A couple of days ago I posted a picture of an anti-Obama election sticker that read “Don’t Re-Nig in 2012.” When I posted it I left commentary that said racism wasn’t dead. One of my high school teachers responded back by saying, “This speaks more to the idiot in the vehicle than racism. Remember, you can’t fix stupid.” I needed that reminder. You see idiots like that honestly don’t bother me. The unexposed who think all black people act like the ones you see in an overproduced rap video don’t bother. I’d even say fat, paranoid, overzealous, self-loathing bastards who appoint themselves neighborhood watch captains don’t bother me. Idiots with bumper stickers don’t scare me; it’s the idiots with power and titles that do.
As the mother of a 12-year-old, black boy, I know some idiot is going to find my honor roll student who made a perfect score on the Georgia State Writing Exam and has never gotten in trouble a day in his life suspicious just because he’s black, and that doesn’t scare me. I know the chances of my sweet, loving and kind son being called everything but a child of God by some idiot, and that doesn’t scare me. I even know the possibility of my son being harmed or assaulted simply because he was born with beautiful brown skin, and that doesn’t scare me. What scares me is the thought of my son being injured or killed and nothing gets done about it because the idiot with the bumper sticker is now the idiot with a badge. What I’m afraid of is my son getting sick and dying because the idiot with the bumper sticker is now the idiot passing legislation that is denying my son healthcare or making it too expensive to afford. What I’m afraid of are the idiots with power who are constantly, consistently and subliminally whispering to my son, through legislation, through images, and through actions, that his life is worthless and not to be respected.

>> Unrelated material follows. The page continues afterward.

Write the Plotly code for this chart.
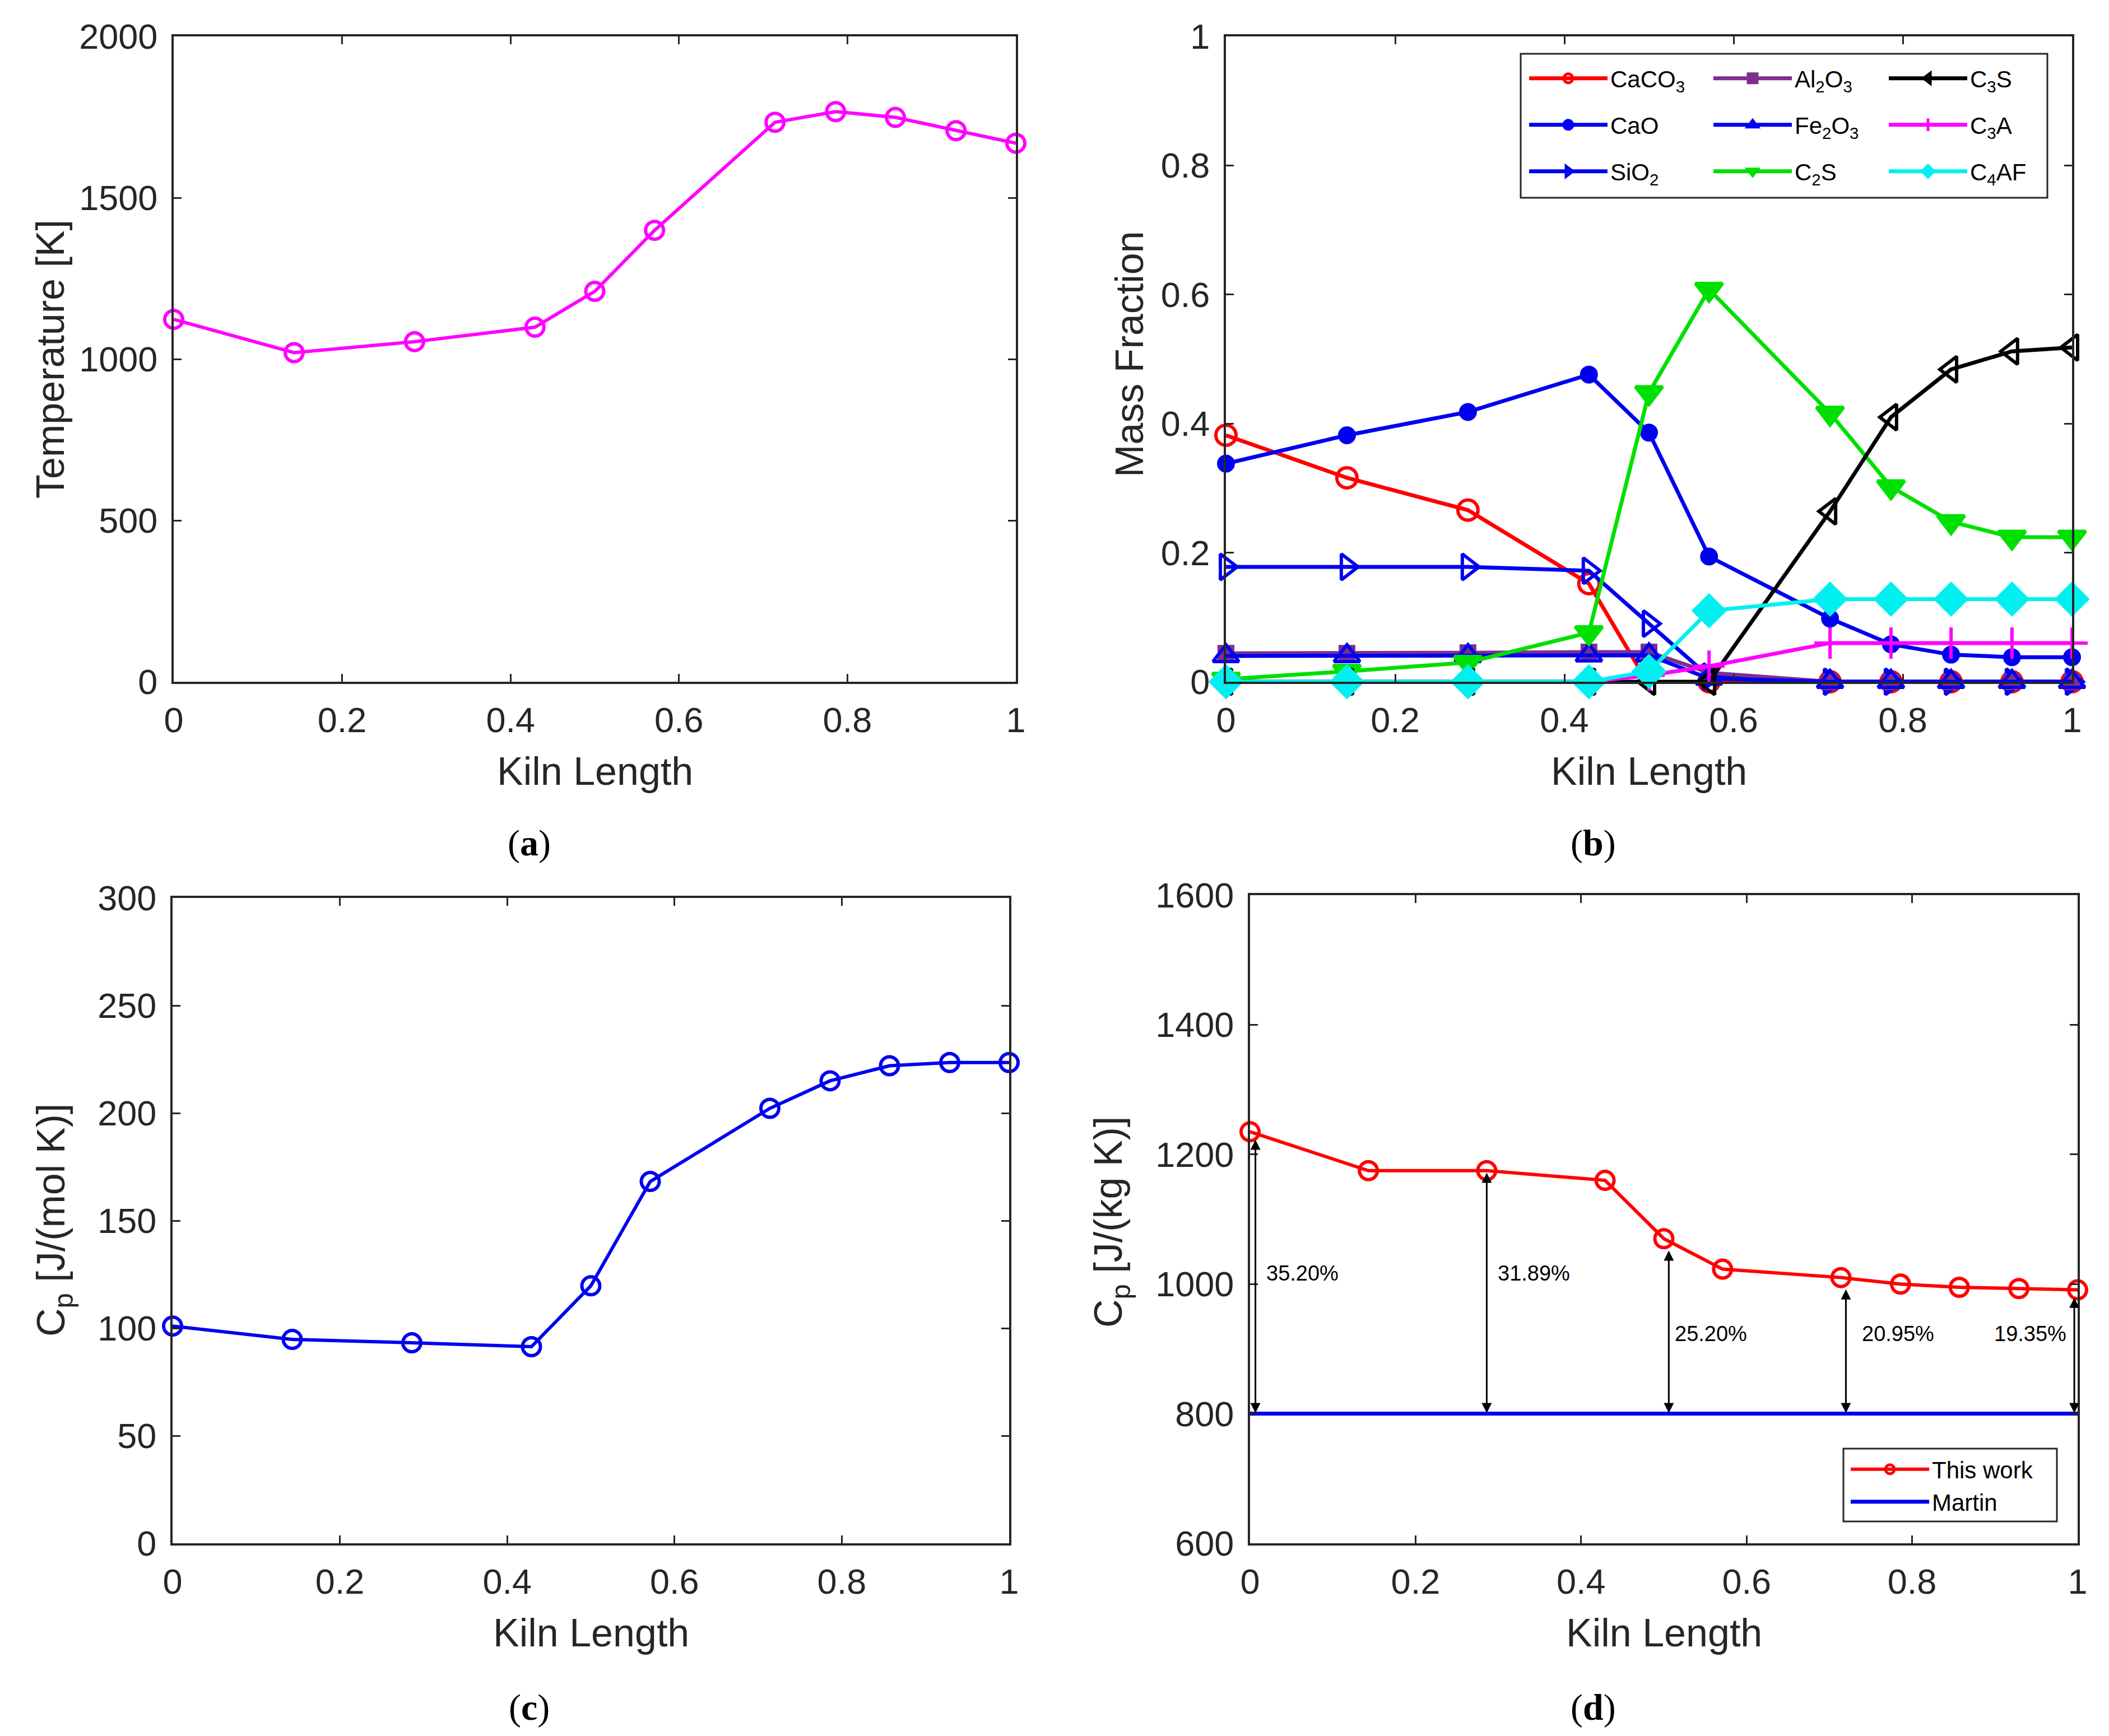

Today, after listening to the 911 tapes and reading the account from Trayvon’s girlfriend, who he was on the phone with when Zimmerman accosted and murdered him, all I could do was cry. I cried because that could’ve easily been my son, who I have managed to shield from the white elephant that is America’s racism. I cried because that could’ve been my students who are already beaten down by society by the time they reach me in the 9th and 10th grades. I cried because it was Trayvon Martin who not only had his life stolen by an idiot with a gun, but subsequently had his life deemed worthless by an idiot with a badge. I cried because so many of my acquaintances who don’t share my hue don’t seem to understand or even care that this child’s life meant nothing to Sanford Police Department. I cried because I desperately want more people who don’t look like me to be on the front lines of this battle with us. I cried because I thought that my parents and grandparents had fought these battles. While I knew things weren’t perfect, I never thought that people who looked like me would be so close back to being less than a person. I cried because I’m tired of the battle already, and I have yet to even walk onto the battlefield yet.